> _Recorded data_:
+ + + + + + +
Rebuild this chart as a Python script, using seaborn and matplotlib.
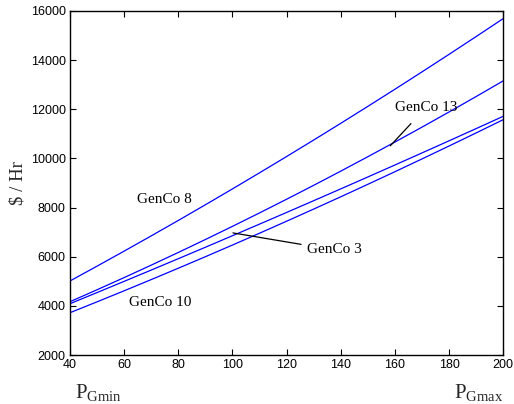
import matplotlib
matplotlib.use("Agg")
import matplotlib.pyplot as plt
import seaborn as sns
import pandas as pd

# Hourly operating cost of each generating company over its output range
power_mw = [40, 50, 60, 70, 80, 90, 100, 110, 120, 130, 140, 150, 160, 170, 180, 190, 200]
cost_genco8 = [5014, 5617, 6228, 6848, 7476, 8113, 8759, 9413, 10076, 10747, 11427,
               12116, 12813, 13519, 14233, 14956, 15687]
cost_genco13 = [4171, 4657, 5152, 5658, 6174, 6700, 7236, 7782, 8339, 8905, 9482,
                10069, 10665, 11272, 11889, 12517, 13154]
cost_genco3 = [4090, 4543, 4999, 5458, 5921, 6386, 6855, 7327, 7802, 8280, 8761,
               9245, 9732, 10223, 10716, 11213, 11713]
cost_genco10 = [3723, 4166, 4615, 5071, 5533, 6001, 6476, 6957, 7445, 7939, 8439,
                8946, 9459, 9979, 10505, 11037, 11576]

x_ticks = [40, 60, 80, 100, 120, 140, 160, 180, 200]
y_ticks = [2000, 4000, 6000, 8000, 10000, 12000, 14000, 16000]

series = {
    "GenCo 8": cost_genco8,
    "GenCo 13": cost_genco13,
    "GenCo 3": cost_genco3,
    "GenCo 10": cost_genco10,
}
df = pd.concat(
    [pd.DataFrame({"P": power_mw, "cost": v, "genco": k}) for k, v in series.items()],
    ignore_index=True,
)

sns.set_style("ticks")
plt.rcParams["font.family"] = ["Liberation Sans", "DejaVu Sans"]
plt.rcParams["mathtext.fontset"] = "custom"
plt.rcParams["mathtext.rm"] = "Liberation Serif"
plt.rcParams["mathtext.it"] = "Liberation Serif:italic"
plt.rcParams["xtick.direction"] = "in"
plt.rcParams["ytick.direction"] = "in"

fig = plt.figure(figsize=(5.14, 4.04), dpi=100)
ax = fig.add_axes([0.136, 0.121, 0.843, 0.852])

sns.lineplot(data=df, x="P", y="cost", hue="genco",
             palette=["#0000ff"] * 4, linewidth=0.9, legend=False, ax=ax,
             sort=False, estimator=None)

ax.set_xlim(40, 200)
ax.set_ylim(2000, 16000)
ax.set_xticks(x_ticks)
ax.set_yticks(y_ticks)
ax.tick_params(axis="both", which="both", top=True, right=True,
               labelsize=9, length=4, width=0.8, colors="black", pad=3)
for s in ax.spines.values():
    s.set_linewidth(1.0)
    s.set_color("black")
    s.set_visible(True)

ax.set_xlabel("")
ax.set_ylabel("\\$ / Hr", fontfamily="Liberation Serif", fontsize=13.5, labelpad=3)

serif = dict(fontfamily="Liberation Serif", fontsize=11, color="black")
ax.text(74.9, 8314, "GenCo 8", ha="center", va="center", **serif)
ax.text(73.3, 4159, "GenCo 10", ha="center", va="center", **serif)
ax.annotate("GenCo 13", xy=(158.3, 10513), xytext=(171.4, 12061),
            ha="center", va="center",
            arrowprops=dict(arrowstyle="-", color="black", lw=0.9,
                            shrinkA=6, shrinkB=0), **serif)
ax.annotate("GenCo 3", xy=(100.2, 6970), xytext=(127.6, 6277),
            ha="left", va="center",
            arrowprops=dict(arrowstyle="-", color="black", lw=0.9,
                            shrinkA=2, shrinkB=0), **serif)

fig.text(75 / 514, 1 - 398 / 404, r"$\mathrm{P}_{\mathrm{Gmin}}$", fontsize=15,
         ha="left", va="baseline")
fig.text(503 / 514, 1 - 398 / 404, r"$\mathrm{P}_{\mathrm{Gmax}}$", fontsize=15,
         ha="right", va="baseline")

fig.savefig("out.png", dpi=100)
+ + + + + + +
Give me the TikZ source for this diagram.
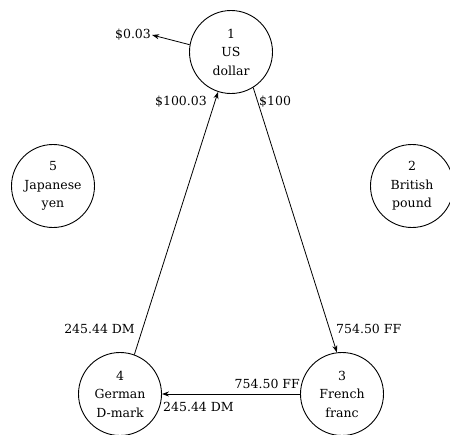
+ + + + + + +
> _Task details_: Write out, exactly and with nothing added, everything from the line with "Rebuild this chart" down to the line with "y_ticks = [2000, 4000, 6000, 8000, 10000, 12000, 14000, 16000]", both included. Drop any pictures.

> _The result_:
Rebuild this chart as a Python script, using seaborn and matplotlib.
import matplotlib
matplotlib.use("Agg")
import matplotlib.pyplot as plt
import seaborn as sns
import pandas as pd

# Hourly operating cost of each generating company over its output range
power_mw = [40, 50, 60, 70, 80, 90, 100, 110, 120, 130, 140, 150, 160, 170, 180, 190, 200]
cost_genco8 = [5014, 5617, 6228, 6848, 7476, 8113, 8759, 9413, 10076, 10747, 11427,
               12116, 12813, 13519, 14233, 14956, 15687]
cost_genco13 = [4171, 4657, 5152, 5658, 6174, 6700, 7236, 7782, 8339, 8905, 9482,
                10069, 10665, 11272, 11889, 12517, 13154]
cost_genco3 = [4090, 4543, 4999, 5458, 5921, 6386, 6855, 7327, 7802, 8280, 8761,
               9245, 9732, 10223, 10716, 11213, 11713]
cost_genco10 = [3723, 4166, 4615, 5071, 5533, 6001, 6476, 6957, 7445, 7939, 8439,
                8946, 9459, 9979, 10505, 11037, 11576]

x_ticks = [40, 60, 80, 100, 120, 140, 160, 180, 200]
y_ticks = [2000, 4000, 6000, 8000, 10000, 12000, 14000, 16000]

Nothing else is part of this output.